* **WRITTEN INSTRUCTION**
Using the material that follows, identify and copy each line with the string "React".

* **TASK DATA**
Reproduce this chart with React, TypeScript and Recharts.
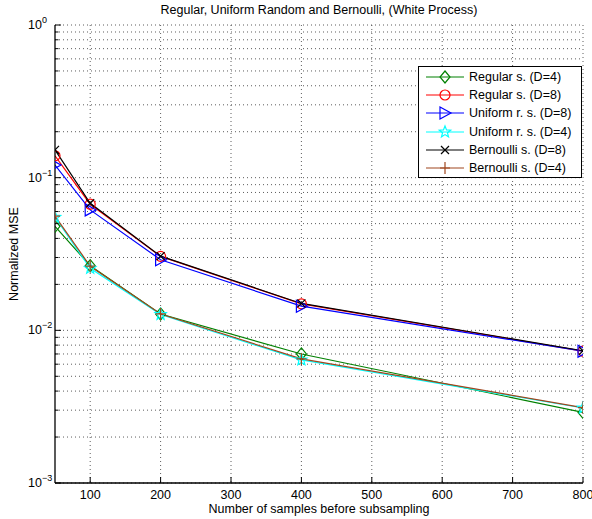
import React from 'react'
import { LineChart, Line, XAxis, YAxis, CartesianGrid } from 'recharts'

const FONT = '"Liberation Sans", Arial, Helvetica, sans-serif'
const FS = 12.5

// number of samples before subsampling
const samples = [50, 100, 200, 400, 800]

// normalized MSE per method
const regularD4 = [0.048, 0.0265, 0.0128, 0.007, 0.0029]
const regularD8 = [0.139, 0.067, 0.0305, 0.0149, 0.0073]
const uniformD8 = [0.121, 0.0615, 0.029, 0.0144, 0.0073]
const uniformD4 = [0.055, 0.0255, 0.0127, 0.0064, 0.0031]
const bernoulliD8 = [0.152, 0.068, 0.0306, 0.015, 0.00735]
const bernoulliD4 = [0.056, 0.0263, 0.0128, 0.0065, 0.00312]

const xTicks = [100, 200, 300, 400, 500, 600, 700, 800]
const yMajor = [0.001, 0.01, 0.1, 1]
const yMinor = [
    0.002, 0.003, 0.004, 0.005, 0.006, 0.007, 0.008, 0.009,
    0.02, 0.03, 0.04, 0.05, 0.06, 0.07, 0.08, 0.09,
    0.2, 0.3, 0.4, 0.5, 0.6, 0.7, 0.8, 0.9,
]
const yTicks = [...yMajor, ...yMinor].sort((a, b) => a - b)

const data = samples.map((s, i) => ({
    samples: s,
    regularD4: regularD4[i],
    regularD8: regularD8[i],
    uniformD8: uniformD8[i],
    uniformD4: uniformD4[i],
    bernoulliD8: bernoulliD8[i],
    bernoulliD4: bernoulliD4[i],
}))

type Marker = 'diamond' | 'circle' | 'triangle' | 'star' | 'x' | 'plus'

const series: { key: string; name: string; color: string; marker: Marker }[] = [
    { key: 'regularD4', name: 'Regular s. (D=4)', color: '#008000', marker: 'diamond' },
    { key: 'regularD8', name: 'Regular s. (D=8)', color: '#ff0000', marker: 'circle' },
    { key: 'uniformD8', name: 'Uniform r. s. (D=8)', color: '#0000ff', marker: 'triangle' },
    { key: 'uniformD4', name: 'Uniform r. s. (D=4)', color: '#00ffff', marker: 'star' },
    { key: 'bernoulliD8', name: 'Bernoulli s. (D=8)', color: '#000000', marker: 'x' },
    { key: 'bernoulliD4', name: 'Bernoulli s. (D=4)', color: '#a0461e', marker: 'plus' },
]

function drawMarker(type: Marker, cx: number, cy: number, color: string, key?: string) {
    const common = { stroke: color, strokeWidth: 1.2, fill: 'none' }
    switch (type) {
        case 'diamond':
            return <path key={key} d={`M${cx},${cy - 6}L${cx + 5},${cy}L${cx},${cy + 6}L${cx - 5},${cy}Z`} {...common} />
        case 'circle':
            return <circle key={key} cx={cx} cy={cy} r={5} {...common} />
        case 'triangle':
            return <path key={key} d={`M${cx - 5},${cy - 6}L${cx + 6},${cy}L${cx - 5},${cy + 6}Z`} {...common} />
        case 'star': {
            const pts: string[] = []
            for (let k = 0; k < 10; k++) {
                const r = k % 2 === 0 ? 6 : 2.6
                const a = -Math.PI / 2 + (k * Math.PI) / 5
                pts.push(`${cx + r * Math.cos(a)},${cy + r * Math.sin(a)}`)
            }
            return <polygon key={key} points={pts.join(' ')} {...common} />
        }
        case 'x':
            return (
                <path key={key} d={`M${cx - 4},${cy - 4}L${cx + 4},${cy + 4}M${cx - 4},${cy + 4}L${cx + 4},${cy - 4}`} {...common} />
            )
        case 'plus':
            return <path key={key} d={`M${cx - 5},${cy}L${cx + 5},${cy}M${cx},${cy - 6}L${cx},${cy + 6}`} {...common} />
    }
}

function LeftTick({ x, y, payload }: any) {
    const v = payload.value as number
    const major = yMajor.includes(v)
    const exp = Math.round(Math.log10(v))
    return (
        <g>
            <line x1={x} x2={x + (major ? 6 : 3.5)} y1={y} y2={y} stroke="#000" strokeWidth={1} />
            {major && (
                <text x={x - 27} y={y + 4} fontSize={FS} fill="#000" fontFamily={FONT}>
                    10
                    <tspan dy={-6} fontSize={9}>{exp === 0 ? '0' : `\u2212${-exp}`}</tspan>
                </text>
            )}
        </g>
    )
}

function RightTick({ x, y, payload }: any) {
    const major = yMajor.includes(payload.value)
    return <line x1={x} x2={x - (major ? 6 : 3.5)} y1={y} y2={y} stroke="#000" strokeWidth={1} />
}

function BottomTick({ x, y, payload }: any) {
    return (
        <g>
            <line x1={x} x2={x} y1={y} y2={y - 6} stroke="#000" strokeWidth={1} />
            <text x={x} y={y + 16} textAnchor="middle" fontSize={FS} fill="#000" fontFamily={FONT}>
                {payload.value}
            </text>
        </g>
    )
}

function TopTick({ x, y }: any) {
    return <line x1={x} x2={x} y1={y} y2={y + 6} stroke="#000" strokeWidth={1} />
}

function LegendBox() {
    return (
        <div
            style={{
                position: 'absolute',
                left: 418,
                top: 66,
                width: 164,
                height: 112,
                boxSizing: 'border-box',
                border: '1px solid #000',
                background: '#fff',
                paddingTop: 1,
                fontFamily: FONT,
                fontSize: FS,
                color: '#000',
            }}
        >
            {series.map(s => (
                <div key={s.key} style={{ display: 'flex', alignItems: 'center', height: 18.2 }}>
                    <svg width={38} height={16} style={{ marginLeft: 7, marginRight: 5, overflow: 'visible' }}>
                        <line x1={0} x2={38} y1={8} y2={8} stroke={s.color} strokeWidth={1.2} />
                        {drawMarker(s.marker, 19, 8, s.color)}
                    </svg>
                    <span style={{ whiteSpace: 'nowrap' }}>{s.name}</span>
                </div>
            ))}
        </div>
    )
}

export default function App() {
    return (
        <div style={{ position: 'absolute', left: 0, top: 0, width: 592, height: 519, background: '#fff' }}>
            <div
                style={{
                    position: 'absolute',
                    left: 55,
                    top: 3,
                    width: 528,
                    textAlign: 'center',
                    fontFamily: FONT,
                    fontSize: FS,
                    lineHeight: '14px',
                    color: '#000',
                }}
            >
                Regular, Uniform Random and Bernoulli, (White Process)
            </div>
            <LineChart width={592} height={519} data={data} margin={{ top: 25, right: 9, left: 10, bottom: 0 }}>
                <CartesianGrid
                    horizontalValues={yTicks}
                    verticalValues={xTicks}
                    stroke="#333"
                    strokeDasharray="1 3"
                    strokeWidth={0.8}
                />
                <XAxis
                    dataKey="samples"
                    type="number"
                    domain={[50, 800]}
                    allowDataOverflow
                    ticks={xTicks}
                    interval={0}
                    tickSize={0}
                    tickMargin={0}
                    tickLine={false}
                    height={36}
                    axisLine={{ stroke: '#000', strokeWidth: 1.3 }}
                    tick={<BottomTick />}
                    label={{
                        value: 'Number of samples before subsampling',
                        position: 'insideBottom',
                        offset: 6,
                        fontSize: FS,
                        fill: '#000',
                        fontFamily: FONT,
                    }}
                />
                <XAxis
                    xAxisId="top"
                    orientation="top"
                    dataKey="samples"
                    type="number"
                    domain={[50, 800]}
                    allowDataOverflow
                    ticks={xTicks}
                    interval={0}
                    tickSize={0}
                    tickMargin={0}
                    tickLine={false}
                    height={0}
                    axisLine={{ stroke: '#000', strokeWidth: 1.3 }}
                    tick={<TopTick />}
                />
                <YAxis
                    scale="log"
                    type="number"
                    domain={[0.001, 1]}
                    allowDataOverflow
                    ticks={yTicks}
                    interval={0}
                    tickSize={0}
                    tickMargin={0}
                    tickLine={false}
                    width={45}
                    axisLine={{ stroke: '#000', strokeWidth: 1.3 }}
                    tick={<LeftTick />}
                    label={{
                        value: 'Normalized MSE',
                        angle: -90,
                        position: 'insideLeft',
                        offset: 4,
                        fontSize: FS,
                        fill: '#000',
                        fontFamily: FONT,
                        style: { textAnchor: 'middle' },
                    }}
                />
                <YAxis
                    yAxisId="right"
                    orientation="right"
                    scale="log"
                    type="number"
                    domain={[0.001, 1]}
                    allowDataOverflow
                    ticks={yTicks}
                    interval={0}
                    tickSize={0}
                    tickMargin={0}
                    tickLine={false}
                    width={0}
                    axisLine={{ stroke: '#000', strokeWidth: 1.3 }}
                    tick={<RightTick />}
                />
                {series.map(s => (
                    <Line
                        key={s.key}
                        dataKey={s.key}
                        name={s.name}
                        type="linear"
                        stroke={s.color}
                        strokeWidth={1.2}
                        isAnimationActive={false}
                        dot={(p: any) => drawMarker(s.marker, p.cx, p.cy, s.color, `${s.key}-${p.index}`)}
                        activeDot={false}
                    />
                ))}
            </LineChart>
            <LegendBox />
        </div>
    )
}
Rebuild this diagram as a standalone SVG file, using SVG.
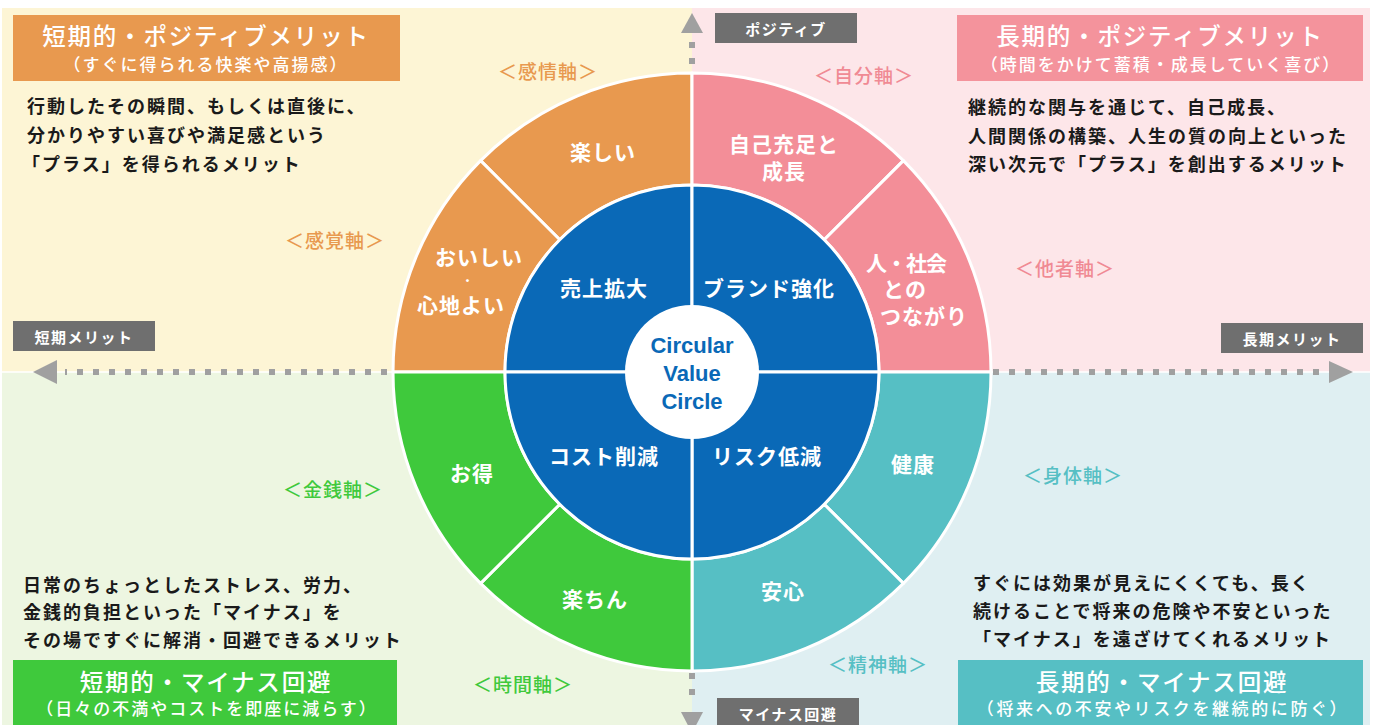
<svg xmlns="http://www.w3.org/2000/svg" width="1375" height="725" viewBox="0 0 1375 725">
<style>
text { font-family: "Noto Sans CJK JP", "Noto Sans", sans-serif; }
.seg { fill:#ffffff; font-size:21px; font-weight:700; letter-spacing:1px; text-anchor:middle; dominant-baseline:central; }
.axis { font-size:19px; font-weight:500; letter-spacing:1px; text-anchor:middle; dominant-baseline:central; }
.desc { font-size:18px; font-weight:700; fill:#1a1a1a; letter-spacing:2px; dominant-baseline:central; }
.htitle { font-size:23.5px; font-weight:500; fill:#ffffff; letter-spacing:1.8px; text-anchor:middle; dominant-baseline:central; }
.hsub { font-size:17px; font-weight:500; fill:#ffffff; letter-spacing:2px; text-anchor:middle; dominant-baseline:central; }
.glabel { font-size:15px; font-weight:700; fill:#ffffff; letter-spacing:1.5px; text-anchor:middle; dominant-baseline:central; }
.gbox { fill:#6f6f6f; }
.ring { stroke:#ffffff; stroke-width:3; stroke-linejoin:round; }
.dash { stroke:#a0a0a0; stroke-width:6; stroke-dasharray:6 10; fill:none; }
.head { fill:#a0a0a0; }
.ctr { font-family:"Liberation Sans", Arial, sans-serif; font-size:22px; font-weight:700; fill:#0a69b7; text-anchor:middle; dominant-baseline:central; }
</style>

<!-- quadrant backgrounds -->
<g id="background">
<rect x="0" y="0" width="1375" height="725" fill="#ffffff"/>
<rect x="2" y="8" width="690" height="364" fill="#fdf5d5"/>
<rect x="692" y="8" width="678" height="364" fill="#fde6e9"/>
<rect x="2" y="372" width="690" height="353" fill="#edf6e1"/>
<rect x="692" y="372" width="678" height="353" fill="#dfeff2"/>
<line x1="2" y1="372" x2="1370" y2="372" stroke="#ffffff" stroke-width="1.5"/>
</g>

<!-- connectors (axes arrows) -->
<g id="connectors">
<line class="dash" x1="387" y1="372" x2="65" y2="372"/>
<polygon class="head" points="33,372 57,360 57,384"/>
<line class="dash" x1="993" y1="372" x2="1327" y2="372"/>
<polygon class="head" points="1353,372 1329,361 1329,383"/>
<line class="dash" x1="692" y1="42" x2="692" y2="72"/>
<polygon class="head" points="692,13 681,33 703,33"/>
<line class="dash" x1="692" y1="673" x2="692" y2="705"/>
<polygon class="head" points="692,733 681,712 703,712"/>
</g>

<!-- axis direction labels -->
<g id="label-positive"><rect class="gbox" x="715" y="13" width="142" height="30"/><text class="glabel" x="786" y="28">ポジティブ</text></g>
<g id="label-short"><rect class="gbox" x="13" y="321" width="142" height="30"/><text class="glabel" x="84" y="336">短期メリット</text></g>
<g id="label-long"><rect class="gbox" x="1221" y="323" width="142" height="30"/><text class="glabel" x="1292" y="338">長期メリット</text></g>
<g id="label-minus"><rect class="gbox" x="717" y="698" width="142" height="30"/><text class="glabel" x="788" y="713">マイナス回避</text></g>

<!-- outer ring segments -->
<g id="seg-tanoshii">
<path class="ring" fill="#e8994f" d="M 480.6 160.6 A 299 299 0 0 1 692 73 L 692 185 A 187 187 0 0 0 559.8 239.8 Z"/>
<text class="seg" x="603" y="151">楽しい</text>
</g>
<g id="seg-oishii">
<path class="ring" fill="#e8994f" d="M 393 372 A 299 299 0 0 1 480.6 160.6 L 559.8 239.8 A 187 187 0 0 0 505 372 Z"/>
<text class="seg" x="479" y="256">おいしい</text>
<text class="seg" x="468" y="280" style="font-size:11px">・</text>
<text class="seg" x="461" y="304">心地よい</text>
</g>
<g id="seg-jiko">
<path class="ring" fill="#f38e98" d="M 692 73 A 299 299 0 0 1 903.4 160.6 L 824.2 239.8 A 187 187 0 0 0 692 185 Z"/>
<text class="seg" x="784" y="143">自己充足と</text>
<text class="seg" x="784" y="170">成長</text>
</g>
<g id="seg-hito">
<path class="ring" fill="#f38e98" d="M 903.4 160.6 A 299 299 0 0 1 991 372 L 879 372 A 187 187 0 0 0 824.2 239.8 Z"/>
<text class="seg" x="906" y="262" style="letter-spacing:-1px">人・社会</text>
<text class="seg" x="905" y="288">との</text>
<text class="seg" x="924" y="315">つながり</text>
</g>
<g id="seg-kenkou">
<path class="ring" fill="#56bfc4" d="M 991 372 A 299 299 0 0 1 903.4 583.4 L 824.2 504.2 A 187 187 0 0 0 879 372 Z"/>
<text class="seg" x="913" y="463">健康</text>
</g>
<g id="seg-anshin">
<path class="ring" fill="#56bfc4" d="M 903.4 583.4 A 299 299 0 0 1 692 671 L 692 559 A 187 187 0 0 0 824.2 504.2 Z"/>
<text class="seg" x="783" y="590">安心</text>
</g>
<g id="seg-rakuchin">
<path class="ring" fill="#3fc93c" d="M 692 671 A 299 299 0 0 1 480.6 583.4 L 559.8 504.2 A 187 187 0 0 0 692 559 Z"/>
<text class="seg" x="595" y="598">楽ちん</text>
</g>
<g id="seg-otoku">
<path class="ring" fill="#3fc93c" d="M 480.6 583.4 A 299 299 0 0 1 393 372 L 505 372 A 187 187 0 0 0 559.8 504.2 Z"/>
<text class="seg" x="472" y="472">お得</text>
</g>

<!-- inner blue segments -->
<g id="inner-uriage">
<path class="ring" fill="#0a69b7" d="M 505 372 A 187 187 0 0 1 692 185 L 692 372 Z"/>
<text class="seg" x="604" y="287">売上拡大</text>
</g>
<g id="inner-brand">
<path class="ring" fill="#0a69b7" d="M 692 185 A 187 187 0 0 1 879 372 L 692 372 Z"/>
<text class="seg" x="769" y="287">ブランド強化</text>
</g>
<g id="inner-risk">
<path class="ring" fill="#0a69b7" d="M 879 372 A 187 187 0 0 1 692 559 L 692 372 Z"/>
<text class="seg" x="767" y="455">リスク低減</text>
</g>
<g id="inner-cost">
<path class="ring" fill="#0a69b7" d="M 692 559 A 187 187 0 0 1 505 372 L 692 372 Z"/>
<text class="seg" x="604" y="455">コスト削減</text>
</g>

<!-- center -->
<g id="center">
<circle cx="692" cy="372" r="67" fill="#ffffff"/>
<text class="ctr" x="692" y="345">Circular</text>
<text class="ctr" x="692" y="373">Value</text>
<text class="ctr" x="692" y="401">Circle</text>
</g>

<!-- axis labels -->
<g id="axis-kanjou"><text class="axis" x="548" y="70" fill="#e8994f">＜感情軸＞</text></g>
<g id="axis-kankaku"><text class="axis" x="335" y="239" fill="#e8994f">＜感覚軸＞</text></g>
<g id="axis-jibun"><text class="axis" x="864" y="74" fill="#f08a94">＜自分軸＞</text></g>
<g id="axis-tasha"><text class="axis" x="1065" y="267" fill="#f08a94">＜他者軸＞</text></g>
<g id="axis-kinsen"><text class="axis" x="333" y="488" fill="#3fc93c">＜金銭軸＞</text></g>
<g id="axis-jikan"><text class="axis" x="523" y="683" fill="#3fc93c">＜時間軸＞</text></g>
<g id="axis-shintai"><text class="axis" x="1073" y="474" fill="#56bfc4">＜身体軸＞</text></g>
<g id="axis-seishin"><text class="axis" x="878" y="663" fill="#56bfc4">＜精神軸＞</text></g>

<!-- quadrant headers -->
<g id="head-tl">
<rect x="13" y="15" width="387" height="66" fill="#e8994f"/>
<text class="htitle" x="206" y="35">短期的・ポジティブメリット</text>
<text class="hsub" x="206" y="63">（すぐに得られる快楽や高揚感）</text>
</g>
<g id="head-tr">
<rect x="957" y="15" width="406" height="66" fill="#f4939c"/>
<text class="htitle" x="1160" y="35">長期的・ポジティブメリット</text>
<text class="hsub" x="1161" y="63">（時間をかけて蓄積・成長していく喜び）</text>
</g>
<g id="head-bl">
<rect x="13" y="660" width="384" height="70" fill="#3fc93c"/>
<text class="htitle" x="206" y="681">短期的・マイナス回避</text>
<text class="hsub" x="207" y="707">（日々の不満やコストを即座に減らす）</text>
</g>
<g id="head-br">
<rect x="958" y="660" width="405" height="70" fill="#56bfc4"/>
<text class="htitle" x="1162" y="681">長期的・マイナス回避</text>
<text class="hsub" x="1163" y="707" style="letter-spacing:2.6px">（将来への不安やリスクを継続的に防ぐ）</text>
</g>

<!-- descriptions -->
<g id="desc-tl">
<text class="desc" x="27" y="105">行動したその瞬間、もしくは直後に、</text>
<text class="desc" x="27" y="134">分かりやすい喜びや満足感という</text>
<text class="desc" x="22" y="163">「プラス」を得られるメリット</text>
</g>
<g id="desc-tr">
<text class="desc" x="968" y="106">継続的な関与を通じて、自己成長、</text>
<text class="desc" x="968" y="135">人間関係の構築、人生の質の向上といった</text>
<text class="desc" x="968" y="163">深い次元で「プラス」を創出するメリット</text>
</g>
<g id="desc-bl">
<text class="desc" x="23" y="584">日常のちょっとしたストレス、労力、</text>
<text class="desc" x="23" y="611">金銭的負担といった「マイナス」を</text>
<text class="desc" x="23" y="639">その場ですぐに解消・回避できるメリット</text>
</g>
<g id="desc-br">
<text class="desc" x="973" y="582">すぐには効果が見えにくくても、長く</text>
<text class="desc" x="973" y="610">続けることで将来の危険や不安といった</text>
<text class="desc" x="973" y="638">「マイナス」を遠ざけてくれるメリット</text>
</g>
</svg>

* **RESPONSE**
Reproduce this chart with React, TypeScript and Recharts.
import React from 'react'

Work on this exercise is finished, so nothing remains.